Since 2010, the STEM FTI program on campus has worked to remove travel-related barriers to the advancement of STEM researchers with dependent-care responsibility to provide both “funding and inspiration,” Pearson and Spencer write. The program is made possible by a grant from the Elsevier Foundation and support from campus and several centers. It provides professional travel grants up to $1,200 per calendar year. To date, STEM FTI has helped with dependent care support for 104 trips by 59 faculty and postdoctoral researchers.
STEM FTI director Maria Santore, polymer science and engineering, says the national magazine’s recognition is a welcome honor. “I am extremely pleased that this powerful program is being recognized at the national level. The success of STEM FTI is a testament to the hard work and commitment of everyone involved, from those of us who run the program to the travelers who have advocated for childcare benefits and promoted STEM FTI across the country.”
As Pearson and Spencer point out, women in STEM research often reduce professional travel after starting families, despite the professional importance of travel-related benefits in tenure and promotion packages. “Among family-friendly practices, support for child (and elder) care during professional travel is potentially easy to address; it requires few physical resources and yet provides immediate benefit. For UMass, it required the will to do it, dedicated funds and – importantly – key policy changes. That is why our proposal to Elsevier coupled travel funding with advocacy.”
Spencer adds, “Across the country there has been interest from a lot of women asking who does this well. I think the magazine heard from a number of sources that our STEM FTI is doing a good job and might well serve as a model for others.”
Santore adds that in many fields, travel increases after tenure as part of activities such as joining editorial boards, organizing meetings and accepting other research leadership roles. Researchers declining such opportunities can become invisible, ultimately falling behind colleagues who are able to meet the need for increased travel. The small numbers of women promoted to full professor in some fields is evidence of this challenge, she notes.

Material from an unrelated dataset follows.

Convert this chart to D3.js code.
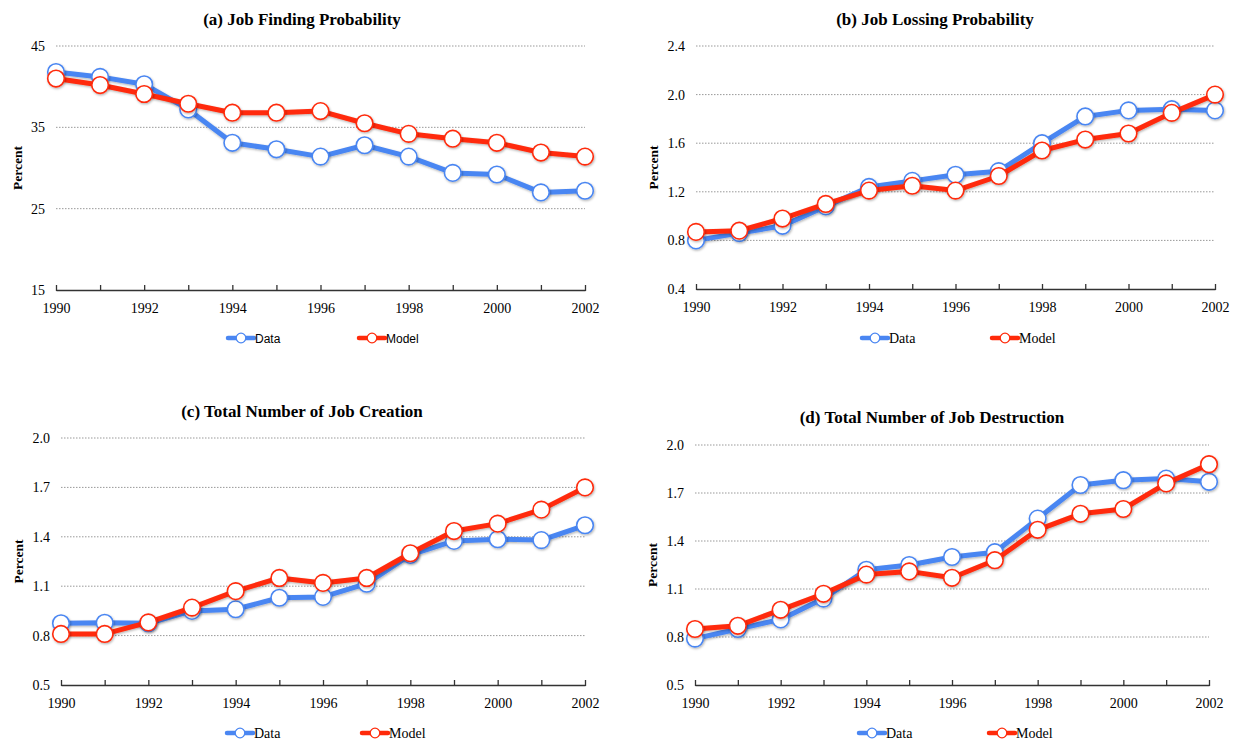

Santore says that the campus program has approached 61 professional societies and meeting organizers to increase awareness of family needs and to offer assistance in developing support programs within professional societies. STEM FTI has partnered with universities across the country in grant applications and policy forums, she adds. Other family travel programs are modeled on the STEM FTI model and look to UMass Amherst for resources. Spencer and Pearson write that they “look forward to the day when everyone can take these benefits for granted.”